Anche in un momento cruciale come quello della deportazione ad Auschwitz, Edith non viene meno alle sue responsabilità e alla sorella dice di seguirla, di “andare per il loro popolo”.
Ad astra per aspera: le difficoltà del viaggio
Per l’autrice un evento tragico ed insensato come quello dell’Olocausto ha unito nel dolore l’Europa, Europa che di fatto si ritrova a nascere dopo questa guerra mondiale. Il costo umano però è stato altissimo ed è difficile metabolizzare una tale insensatezza.
È il momento di capire cosa veramente è per noi l’Europa e quante cose ci avrebbe aiutato a decifrare Edith Stein!
Se c’è una cosa in cui Lella Costa crede, quelli sono i giovani.
I giovani hanno la capacità di scegliersi dei mentori in cui identificarsi e descrivendo il personaggio di Edith Stein l’autrice ha cercato di fornire un modello senza forzature. I giovani sono quelli che porteranno avanti tutto il buono che esiste ora ed esisterà poi.
La difficoltà più grande che Lella Costa ha dovuto superare è stata quella della sterminata produzione di Edith perché come dice la stessa autrice:” Non basta una vita per mettersi nei panni di Edith!”.

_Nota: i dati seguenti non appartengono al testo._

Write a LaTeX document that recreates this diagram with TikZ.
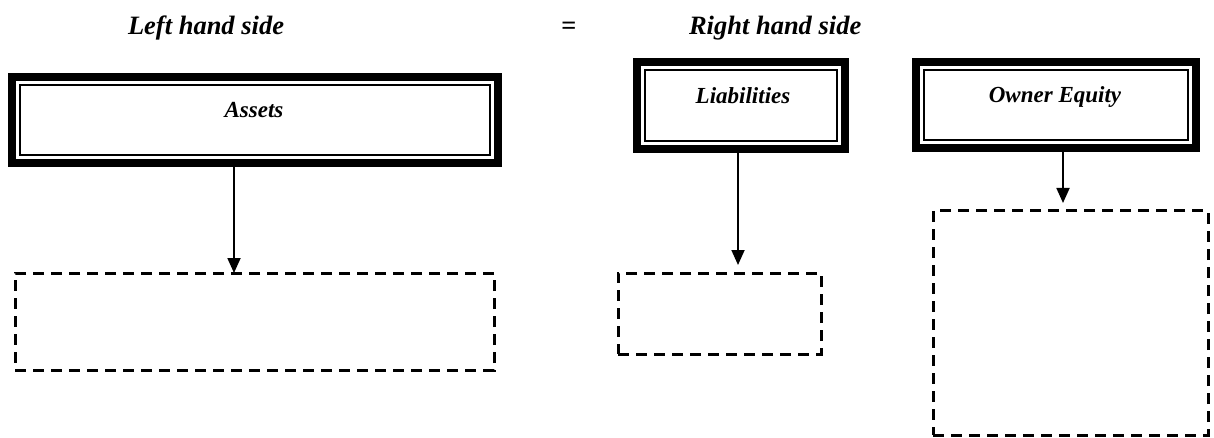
\documentclass[tikz,border=0pt]{standalone}
\usepackage{fontspec}
\setmainfont{Liberation Serif}
\usetikzlibrary{arrows.meta,calc}

\begin{document}
\begin{tikzpicture}[
  x=1pt, y=-1pt,
  every node/.style={inner sep=0pt, outer sep=0pt},
  heading/.style={anchor=base west, font=\fontsize{26.5}{30}\selectfont\bfseries\itshape},
  framebox/.style={draw=black, line width=8pt, fill=white},
  innerline/.style={draw=black, line width=2pt},
  boxlabel/.style={anchor=base, font=\fontsize{23}{27}\selectfont\bfseries\itshape},
  dashbox/.style={draw=black, line width=3pt, dash pattern=on 11pt off 7pt},
  arr/.style={draw=black, line width=1.8pt, -{Triangle[length=15pt,width=13pt]}}
]
\useasboundingbox (0,0) rectangle (1214,438);

% headings
\node[heading] (lhs) at (128,35) {Left hand side};
\node[heading] (eq)  at (561,35) {=};
\node[heading] (rhs) at (689,35) {Right hand side};

% framed account boxes
\node[framebox, minimum width=486pt, minimum height=86pt] (assets) at (255,120) {};
\node[framebox, minimum width=208pt, minimum height=87pt] (liab)   at (741,105.5) {};
\node[framebox, minimum width=280pt, minimum height=86pt] (equity) at (1056,105) {};

\foreach \b in {assets,liab,equity}{
  \draw[innerline] ($(\b.north west)+(8,8)$) rectangle ($(\b.south east)+(-8,-8)$);
}

\node[boxlabel] (assetslbl) at (254,118) {Assets};
\node[boxlabel] (liablbl)   at (743,104) {Liabilities};
\node[boxlabel] (equitylbl) at (1055,103) {Owner Equity};

% empty dashed boxes
\node[dashbox, minimum width=479pt, minimum height=97pt]  (assetsbox) at (254.5,321.5) {};
\node[dashbox, minimum width=203pt, minimum height=81pt]  (liabbox)   at (719.5,313.5) {};
\node[dashbox, minimum width=275pt, minimum height=224pt] (equitybox) at (1070.5,323) {};

% connectors
\coordinate (ax) at (234,0);
\coordinate (lx) at (738,0);
\coordinate (ex) at (1063,0);
\draw[arr] (assets.south -| ax) -- (assetsbox.north -| ax);
\draw[arr, shorten >=8pt] (liab.south -| lx) -- (liabbox.north -| lx);
\draw[arr, shorten >=8pt] (equity.south -| ex) -- (equitybox.north -| ex);
\end{tikzpicture}
\end{document}
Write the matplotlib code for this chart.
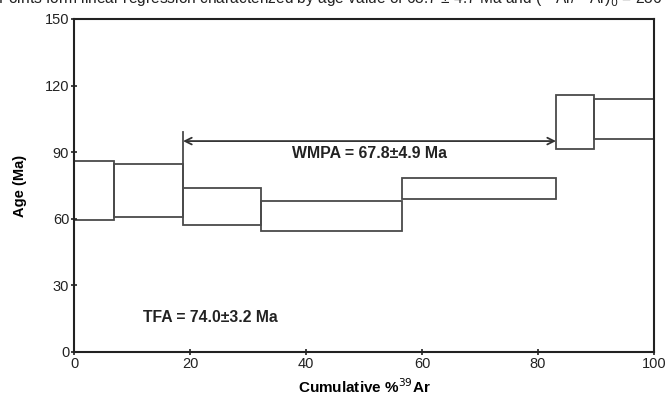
import matplotlib.pyplot as plt
from matplotlib.patches import Rectangle

plt.rcParams['font.family'] = ['Liberation Sans', 'DejaVu Sans']

# step boundaries (cumulative %39Ar) and age ranges (Ma)
edges = [0, 6.9, 18.8, 32.2, 56.5, 83.1, 89.7, 100]
age_lo = [59.5, 61.0, 57.4, 54.4, 68.7, 91.3, 95.8]
age_hi = [86.0, 84.5, 74.0, 68.0, 78.4, 115.7, 113.9]

plateau_start = 18.8
plateau_end = 83.1
plateau_y = 95
wmpa_label = 'WMPA = 67.8±4.9 Ma'
tfa_label = 'TFA = 74.0±3.2 Ma'
caption = ('Points form linear regression characterized by age value of 68.7 ± 4.7 Ma '
           'and ($^{40}$Ar/$^{36}$Ar)$_0$ = 286')

fig = plt.figure(figsize=(6.67, 4.03), dpi=100)
ax = fig.add_axes([0.111, 0.1266, 0.8695, 0.8263])

for i in range(len(age_lo)):
    ax.add_patch(Rectangle((edges[i], age_lo[i]), edges[i + 1] - edges[i],
                           age_hi[i] - age_lo[i], fill=False,
                           edgecolor='#4a4a4a', linewidth=1.3))

# plateau marker
ax.plot([plateau_start, plateau_start], [age_hi[2], 99], color='#4a4a4a', lw=1.3)
ax.annotate('', xy=(plateau_start, plateau_y), xytext=(plateau_end, plateau_y),
            arrowprops=dict(arrowstyle='<->', color='#333333', lw=1.3,
                            shrinkA=0, shrinkB=0, mutation_scale=12))
ax.text(51, 89.5, wmpa_label, ha='center', va='center', fontsize=11.4,
        fontweight='bold', color='#222222')
ax.text(11.9, 15.4, tfa_label, ha='left', va='center', fontsize=11.3,
        fontweight='bold', color='#222222')

ax.set_xlim(0, 100)
ax.set_ylim(0, 150)
ax.set_xticks([0, 20, 40, 60, 80, 100])
ax.set_yticks([0, 30, 60, 90, 120, 150])
ax.tick_params(direction='inout', length=5, width=1.2, labelsize=10.5,
               colors='#222222', pad=1)
for s in ax.spines.values():
    s.set_linewidth(1.5)
    s.set_color('#222222')

ax.set_xlabel('Cumulative %$^{39}$Ar', fontsize=11, fontweight='bold', labelpad=5)
ax.set_ylabel('Age (Ma)', fontsize=10.5, fontweight='bold', labelpad=13)

fig.text(-0.003, 0.99, caption, ha='left', va='baseline', fontsize=11.2, color='#222222')

fig.savefig('out.png', dpi=100)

Scrivere poi è stata per lei una grande prova, le parole scritte restano lì immobili e impresse nella carta mentre nel suo teatro la parola è molto “danzante”, ciascun evento reale come un concerto è un unicum, un fatto che non si ripeterà mai più perfettamente uguale.
Le parole scritte invece sgorgano a fiotti confusi e poi rimangono lì a fissarti dal foglio, pretendono che tu dia loro un senso preciso, non consentono interpretazioni ambigue.
Ma come Edith Stein fino alla fine si è sempre assunta le proprie responsabilità, così Lella Costa ha dato vita alla biografia appassionata di una grande donna europea, riempiendo fogli e fogli delle stesse parole che tanto la spaventavano.